When the gap is most painful¶
- High-stakes decisions (CFO asks revenue question; wrong answer drives wrong financial decision).
- Adversarial or stale data (sources contradict; agent must disambiguate without ground truth).
- Long-horizon queries (multi-step reasoning compounds errors; no per-step oracle).
- Cross-system queries (no single source of truth exists; each source is partial).
When the gap is less painful¶
- Single-source queries with strong governance (one canonical table; no ambiguity).
- Closed-form queries (e.g., "how many rows in table X?" — has a deterministic answer in SQL).
- Sandboxed queries (the agent runs against a fixed snapshot; re-runs are deterministic).
These cases shrink the gap toward the coding-agent shape.
Relationship to related concepts¶
- concepts/data-agent-unique-challenges lists the three challenges; this concept is a deep dive on the third.
- concepts/parallel-thinking-trajectory-sampling is a primary architectural response.
- concepts/agent-self-correction-loop is the second architectural response (intra-trajectory).

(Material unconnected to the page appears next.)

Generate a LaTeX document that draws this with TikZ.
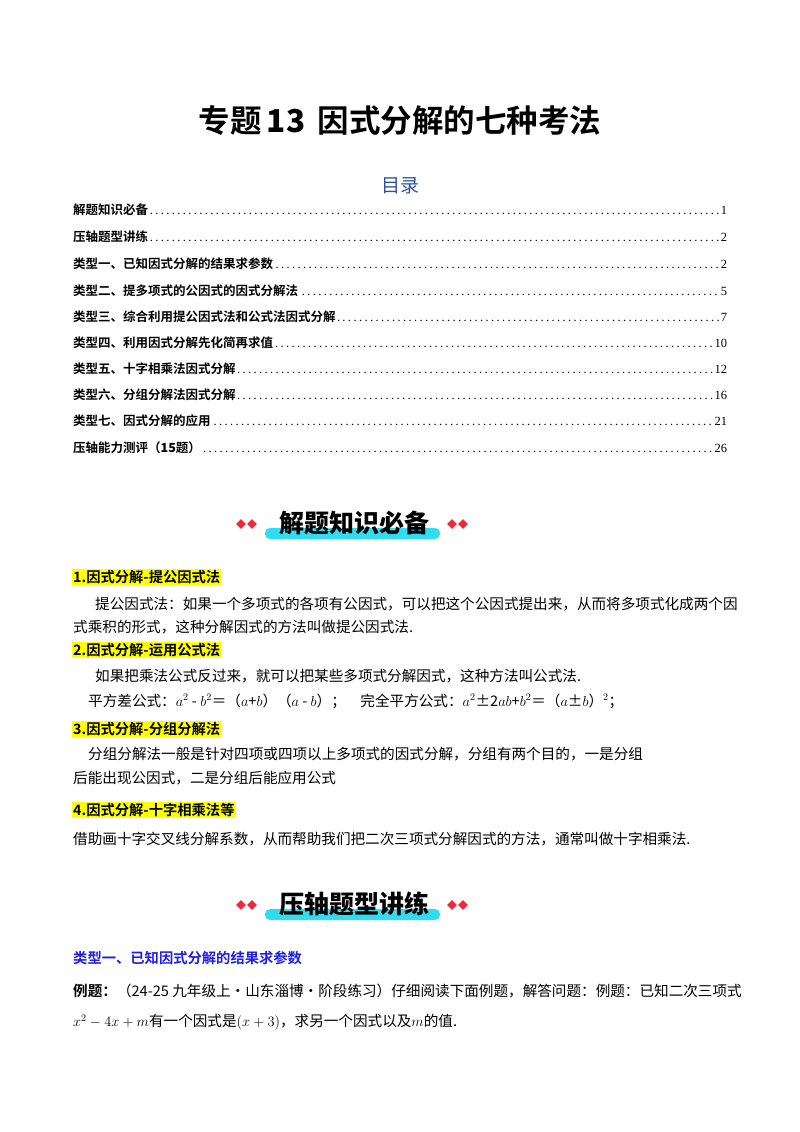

- concepts/source-of-truth-disambiguation is the response to the data-contradictory variant of the gap.
Seen in¶
- sources/2026-05-08-databricks-pushing-the-frontier-for-data-agents-with-genie — canonical first wiki naming of the verifiable-test gap as a data-agent design property. Verbatim: "data agents have no corresponding test because the 'specification' is just the high- level user query without a notion of the expected correct answer." Includes the unanswerability sub-property: "queries may not always be answerable because of incompleteness in data." Architectural responses (parallel thinking + self-correction + source-of-truth disambiguation) all derive from this gap.